There is occasional talk of foreign fighters making their way through town as they head into Syria—one such rumor, of a group of Libyans carry flak jackets arriving at the local airport, was cited recently in The New York Times. The nearby border crossing of Baba al-Hawa in Syria is reported to be a gathering point for jihadist fighters, and two Western journalists were recently kidnapped by what they said were foreign jihadist after crossing into the area from Turkey. They were held for a week, threatened, shot and eventually released. Debates over the role of extremists in the conflict, meanwhile, often peppers conversation in town. Even leading members of the FSA military council have admitted to jihadist concerns.
In Turkey, foreign military officials have spoken against the prospect of extremism in Syria, while encouraging secularism in Arab Spring countries such as Egypt, so the government is likely sensitive to talk of extremist elements among its guests, notes one journalist with a national daily here. For all the rumblings, though, there has been little public discourse on the subject by Turkish officials, or even in the press, says David Pollock of the Washington Institute for Near East Policy, who is monitoring the situation in Turkey and Syria.
For one, Pollock notes, “the Turks have been quite active and effective in controlling Syrians and others—whether refugees, political activists, or fighters—on their soil.” More importantly, he adds, the extremist situation, while expanding, still appears to be playing only a peripheral role in the conflict. “The overall presence of real jihadist active in Syria is actually very small, even if occasionally sensational,” he says.
In addition, Turkey may already be acquainted with many of those who are receiving newfound attention for fighting under the Islamist banner of late. Aisa, who owned a clothing store before the revolution began, had been fighting with the FSA before branching off six months ago to form his own group.
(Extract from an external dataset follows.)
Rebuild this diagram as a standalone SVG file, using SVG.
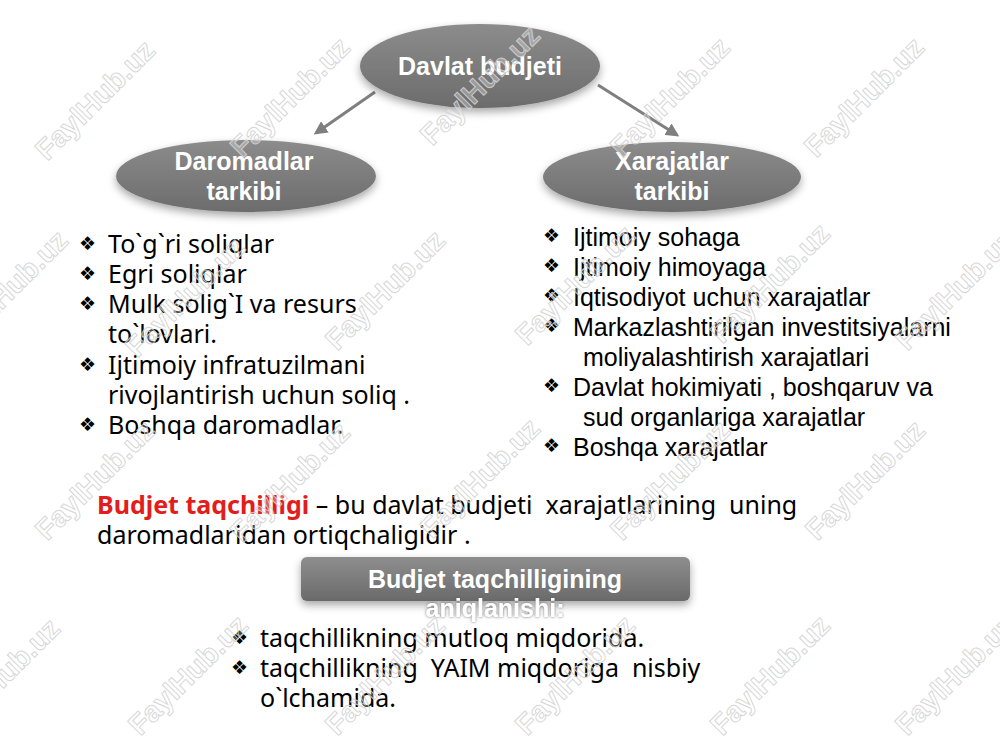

A man who gave his name as Atham Samo has been in Antakya for a full year, he said, on behalf of one the Islamist fighting fronts getting the most attention in recent weeks—Ahrar Al Sham, which some have credited for the bombing in Damascus earlier this month that killed four members of Assad’s inner circle. He described himself as a smuggler, overseeing the distribution of aid. “My friends sent me here to send help, and to continue my support,” he said. “It’s easy, because Turkey makes it easy.”